Kia Motors’ labor union has called for halting the US production of its brand new Telluride three-row sport utility vehicle as weak vehicle sales can jeopardize jobs in South Korea, industry sources said on April 10.
The issue is expected to take prominence at this year’s collective bargaining talks between the automaker’s workers and management, with many observers predicting Kia will reject the demand.
“There has been a drop in local car output leading to excess capacity that can be taken up by the Telluride being produced in Korea,” a union representative said.
The large crossover is currently being assembled at Kia’s West Point plant in Georgia. The car was designed and built with the North American market in mind and only comes with a gasoline engine, instead of the diesel unit that is more popular in Korea.

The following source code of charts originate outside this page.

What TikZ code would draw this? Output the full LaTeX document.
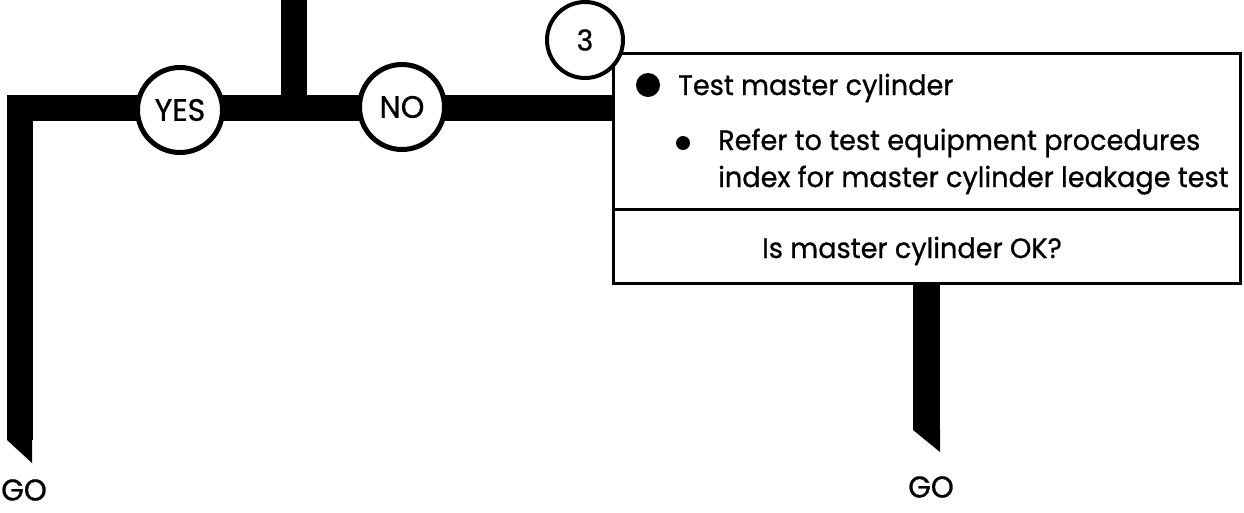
\documentclass[tikz,border=0pt]{standalone}
\usepackage{fontspec}
\setmainfont{Poppins}[FakeStretch=0.97, FakeBold=0.8]
\usetikzlibrary{positioning}

\tikzset{
  bar/.style={line width=26pt, line join=miter},
  choice/.style={circle, draw, line width=5pt, fill=white, minimum size=85pt,
    inner sep=0pt, font=\fontsize{31}{34}\selectfont},
  stepnum/.style={circle, draw, line width=4pt, fill=white, minimum size=76pt,
    inner sep=0pt, font=\fontsize{29}{32}\selectfont},
  panel/.style={rectangle, draw, line width=3pt, inner sep=0pt, outer sep=0pt,
    minimum width=627pt},
  txt/.style={anchor=base west, inner sep=0pt, font=\fontsize{28}{34}\selectfont},
  gotxt/.style={inner sep=0pt, font=\fontsize{30}{34}\selectfont},
}

\begin{document}
\begin{tikzpicture}[x=1pt, y=-1pt]
  \useasboundingbox (0,0) rectangle (1244,512);
  % step box
  \node[panel, minimum height=156pt] (task) at (926.5,131) {};
  \node[panel, minimum height=74pt, below=0pt of task] (ask) {};
  \node[stepnum] (three) at (585,40) {3};
  \fill (648,85) circle (12);
  \node[txt] (head) at (678,95) {Test master cylinder};
  \fill (683,143) circle (7);
  \node[txt] (refer1) at (718,150) {Refer to test equipment procedures};
  \node[txt] (refer2) at (718,187) {index for master cylinder leakage test};
  \node[txt, anchor=base] (question) at (912,258) {Is master cylinder OK?};
  % flow lines
  \coordinate (top) at (294,0);
  \coordinate (corner) at (19.5,108);
  \coordinate (leftend) at (19.5,440);
  \coordinate (rightend) at (926.5,430);
  \draw[bar] (leftend) -- (corner) -- (task.west |- corner);
  \draw[bar] (top) -- (top |- corner);
  \draw[line width=27pt] (ask.south) -- (rightend);
  \fill ([xshift=-12.5pt]leftend) -- ([xshift=12.5pt]leftend) -- ++(0,23) -- cycle;
  \fill ([xshift=-13.5pt]rightend) -- ([xshift=13.5pt]rightend) -- ++(0,22) -- cycle;
  \node[choice] (yes) at (180,110) {YES};
  \node[choice] (no) at (402,107) {NO};
  \node[gotxt] (goleft) at (24,490) {GO};
  \node[gotxt] (goright) at (931,487) {GO};
\end{tikzpicture}
\end{document}
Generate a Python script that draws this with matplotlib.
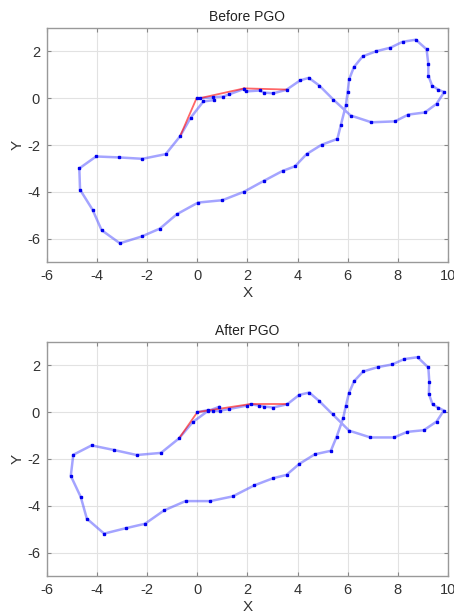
import matplotlib.pyplot as plt
import numpy as np

plt.rcParams['font.family'] = ['Liberation Sans', 'DejaVu Sans']
plt.rcParams['axes.unicode_minus'] = False

# pose trajectory before optimisation
before_x = [0.0, 0.12, 0.63, 1.03, 1.26, 1.87, 1.94, 2.5, 2.66, 3.03, 3.56, 4.1, 4.45, 4.87,
            5.43, 6.12, 6.95, 7.89, 8.42, 9.08, 9.55, 9.85, 9.61, 9.37, 9.22, 9.22, 9.15,
            8.72, 8.19, 7.71, 7.15, 6.6, 6.25, 6.06, 6.0, 5.93, 5.73, 5.59, 4.96, 4.36,
            3.9, 3.4, 2.66, 1.86, 1.0, 0.03, -0.82, -1.49, -2.22, -3.09, -3.82, -4.18,
            -4.68, -4.71, -4.04, -3.13, -2.19, -1.26, -0.69, -0.27, 0.24, 0.66]
before_y = [0.0, 0.0, 0.04, 0.07, 0.16, 0.4, 0.29, 0.33, 0.24, 0.21, 0.36, 0.76, 0.87, 0.54,
            -0.06, -0.74, -1.03, -0.99, -0.7, -0.61, -0.24, 0.26, 0.37, 0.54, 0.97, 1.47, 2.09,
            2.5, 2.41, 2.16, 2.01, 1.79, 1.33, 0.81, 0.26, -0.3, -1.14, -1.74, -1.99, -2.39,
            -2.91, -3.11, -3.53, -4.0, -4.36, -4.46, -4.96, -5.57, -5.91, -6.2, -5.64, -4.77,
            -3.91, -3.0, -2.49, -2.53, -2.59, -2.39, -1.63, -0.84, -0.14, -0.08]

# pose trajectory after optimisation
after_x = [0.0, 0.44, 0.64, 0.9, 1.28, 1.97, 2.13, 2.47, 2.66, 3.03, 3.59, 4.07, 4.47, 4.87,
           5.4, 6.06, 6.91, 7.85, 8.38, 9.04, 9.55, 9.84, 9.61, 9.39, 9.24, 9.26, 9.22,
           8.79, 8.26, 7.78, 7.22, 6.62, 6.26, 6.05, 5.93, 5.82, 5.56, 5.33, 4.69, 4.07,
           3.56, 3.03, 2.27, 1.41, 0.51, -0.47, -1.33, -2.09, -2.86, -3.72, -4.41, -4.65,
           -5.05, -4.95, -4.22, -3.31, -2.42, -1.45, -0.73, -0.19, 0.42, 0.88]
after_y = [0.0, 0.09, 0.06, 0.06, 0.14, 0.28, 0.34, 0.28, 0.24, 0.2, 0.34, 0.74, 0.84, 0.47,
           -0.09, -0.79, -1.08, -1.08, -0.84, -0.77, -0.4, 0.07, 0.2, 0.33, 0.79, 1.3, 1.91,
           2.35, 2.27, 2.04, 1.93, 1.74, 1.33, 0.81, 0.28, -0.26, -1.05, -1.65, -1.8, -2.21,
           -2.68, -2.82, -3.13, -3.6, -3.8, -3.8, -4.2, -4.77, -4.96, -5.19, -4.55, -3.63,
           -2.72, -1.82, -1.42, -1.62, -1.83, -1.74, -1.12, -0.43, 0.05, 0.23]

# loop closure edges (x1, y1, x2, y2)
before_loops = [(-0.69, -1.63, -0.03, 0.0), (0.1, 0.0, 1.87, 0.42), (1.87, 0.42, 3.56, 0.37)]
after_loops = [(-0.73, -1.12, 0.0, 0.0), (0.1, 0.02, 2.13, 0.35), (2.13, 0.35, 3.59, 0.35)]

fig = plt.figure(figsize=(4.54, 6.13), dpi=100)
ax1 = fig.add_axes([0.1035, 0.5726, 0.883, 0.3817])
ax2 = fig.add_axes([0.1035, 0.0604, 0.883, 0.3817])

font = dict(fontsize=11, color='#333333')

for ax, xs, ys, loops, title in [(ax1, before_x, before_y, before_loops, "Before PGO"),
                                 (ax2, after_x, after_y, after_loops, "After PGO")]:
    ax.plot(xs, ys, color='#5a5aff', alpha=0.55, lw=1.8, zorder=2)
    for x1, y1, x2, y2 in loops:
        ax.plot([x1, x2], [y1, y2], color='red', alpha=0.6, lw=1.3, zorder=3)
    ax.plot(xs, ys, ls='none', marker='s', ms=1.6, color='#0000ee', zorder=4)
    ax.set_xlim(-6, 10)
    ax.set_ylim(-7, 3)
    ax.set_xticks(np.arange(-6, 11, 2))
    ax.set_yticks(np.arange(-6, 3, 2))
    ax.grid(True, color='#e2e2e2', lw=0.8)
    ax.set_axisbelow(True)
    ax.tick_params(direction='in', top=True, right=True, length=3, labelsize=10.5,
                   colors='#888888', labelcolor='#333333', pad=5)
    for s in ax.spines.values():
        s.set_color('#999999')
        s.set_linewidth(1)
    ax.set_title(title, fontsize=10, color='#222222', pad=5)
    ax.set_xlabel("X", labelpad=2, **font)
    ax.set_ylabel("Y", labelpad=2, **font)

fig.savefig("out.png", dpi=100)
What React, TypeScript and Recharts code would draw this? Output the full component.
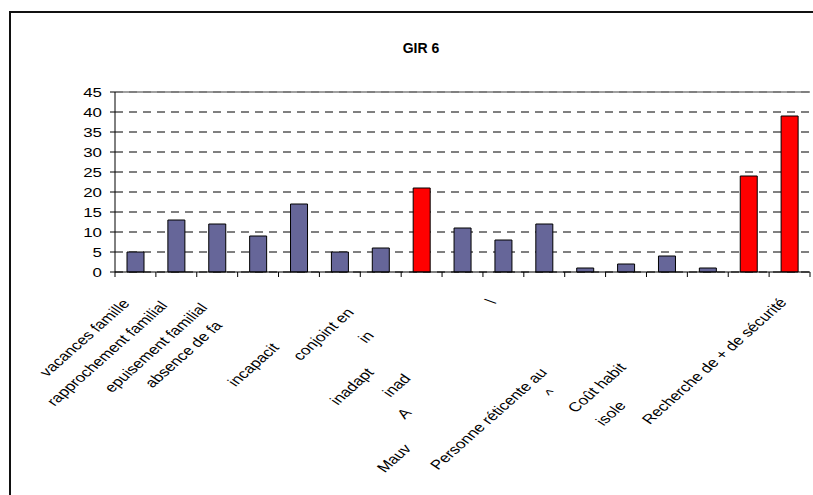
import React from "react";
import { BarChart, Bar, XAxis, YAxis, CartesianGrid, ReferenceLine, Cell } from "recharts";

const categories = [
  "vacances famille",
  "rapprochement familial",
  "epuisement familial",
  "absence de fa",
  "incapacit",
  "conjoint en",
  "in",
  "inadapt",
  "inad",
  "\\",
  "A",
  "Mauv",
  "Personne réticente au",
  "^",
  "Coût habit",
  "isole",
  "Recherche de + de sécurité",
];
const values = [5, 13, 12, 9, 17, 5, 6, 21, 11, 8, 12, 1, 2, 4, 1, 24, 39];
const highlighted = [7, 15, 16];
const yTicks = [0, 5, 10, 15, 20, 25, 30, 35, 40, 45];
const title = "GIR 6";

const data = categories.map((name, i) => ({ name, value: values[i] }));

const W = 813;
const H = 495;
const PLOT_LEFT = 115;
const PLOT_RIGHT = 810;
const BAND = (PLOT_RIGHT - PLOT_LEFT) / categories.length;
const FONT = "'Liberation Sans', Arial, sans-serif";

// label fragment anchor offsets (style only), relative to tick
const LABEL_SHIFT: [number, number][] = [
  [-5, 32], [-8, 34], [-9, 36], [-35, 54], [-19, 76], [15, 41], [-6, 64],
  [-47, 101], [-51, 107], [-7, 31], [-132, 141], [-173, 177], [-78, 101],
  [-109, 122], [-81, 96], [-122, 134], [-2, 31],
];

const XTick = (props: any) => {
  const { x, y, payload, index } = props;
  const i = typeof index === "number" ? index : payload.index;
  const [dx, dy] = LABEL_SHIFT[i] || [0, 30];
  const lx = x - BAND / 2;
  return (
    <g>
      <line x1={lx} y1={y} x2={lx} y2={y + 5} stroke="#000" strokeWidth={1} />
      {i === categories.length - 1 && (
        <line x1={x + BAND / 2} y1={y} x2={x + BAND / 2} y2={y + 5} stroke="#000" strokeWidth={1} />
      )}
      <text
        x={0}
        y={0}
        transform={`translate(${x + dx},${y + dy}) scale(1.3,1) rotate(-49)`}
        textAnchor="end"
        fontSize={13.2}
        fontFamily={FONT}
        fill="#000"
      >
        {payload.value}
      </text>
    </g>
  );
};

const YTick = (props: any) => {
  const { x, y, payload } = props;
  return (
    <text
      x={0}
      y={0}
      transform={`translate(${x},${y}) scale(1.3,1)`}
      textAnchor="end"
      dominantBaseline="central"
      fontSize={13}
      fontFamily={FONT}
      fill="#000"
    >
      {payload.value}
    </text>
  );
};

export default function App() {
  return (
    <div
      style={{
        position: "absolute",
        left: 0,
        top: 0,
        width: W,
        height: H,
        overflow: "hidden",
        background: "#fff",
      }}
    >
      <div
        style={{
          position: "absolute",
          left: 9,
          top: 11,
          width: W,
          height: H,
          borderLeft: "2px solid #111",
          borderTop: "2px solid #111",
        }}
      />
      <div
        style={{
          position: "absolute",
          left: 371,
          top: 40,
          width: 100,
          textAlign: "center",
          fontFamily: FONT,
          fontWeight: "bold",
          fontSize: 14,
          lineHeight: "16px",
          color: "#000",
        }}
      >
        {title}
      </div>
      <div style={{ position: "absolute", left: 0, top: 0 }}>
        <BarChart
          width={W}
          height={H}
          data={data}
          margin={{ top: 92, right: W - PLOT_RIGHT, left: PLOT_LEFT - 40, bottom: H - 272 - 30 }}
          barSize={17}
        >
          <CartesianGrid
            yAxisId="left"
            vertical={false}
            stroke="#000"
            strokeDasharray="8 6"
          />
          <XAxis
            dataKey="name"
            interval={0}
            tickLine={false}
            tickSize={0}
            tickMargin={0}
            height={30}
            axisLine={{ stroke: "#000", strokeWidth: 1 }}
            tick={<XTick />}
          />
          <YAxis
            yAxisId="left"
            domain={[0, 45]}
            ticks={yTicks}
            interval={0}
            width={40}
            tickSize={5}
            tickMargin={8}
            axisLine={{ stroke: "#000", strokeWidth: 1 }}
            tickLine={{ stroke: "#000", strokeWidth: 1 }}
            tick={<YTick />}
          />
          <YAxis
            yAxisId="right"
            orientation="right"
            domain={[0, 45]}
            width={0}
            tick={false}
            tickLine={false}
            axisLine={{ stroke: "#808080", strokeWidth: 1.5 }}
          />
          <ReferenceLine yAxisId="left" y={45} stroke="#808080" strokeWidth={1.5} />
          <Bar
            yAxisId="left"
            dataKey="value"
            stroke="#000"
            strokeWidth={1}
            isAnimationActive={false}
          >
            {data.map((d, i) => (
              <Cell key={d.name + i} fill={highlighted.includes(i) ? "#FF0000" : "#666699"} />
            ))}
          </Bar>
        </BarChart>
      </div>
    </div>
  );
}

In addition to the flagship Telluride, Kia’s union is requesting that all production of its all-new compact SP2 crossover take place in Korea instead of being split with the carmaker’s assembly line in Andhra Pradesh, India.
The vehicle is expected to reach consumers late this year with local production slated for July being followed by assembly in India from September onward.
Kia said that it has already explained in advance details of its production plans for the Telluride and SP2 to workers, so it broke no agreement on consultations.
“It is not even certain if such motions will actually be agreed upon by all workers as both matters have already been touched upon during previous union-management talks,” a Kia spokesperson said.
Instead of building the Telluride, local plants will continue to build the updated version of the large Mohave SUV going forward so there should be no shortfall in work, according to the sources.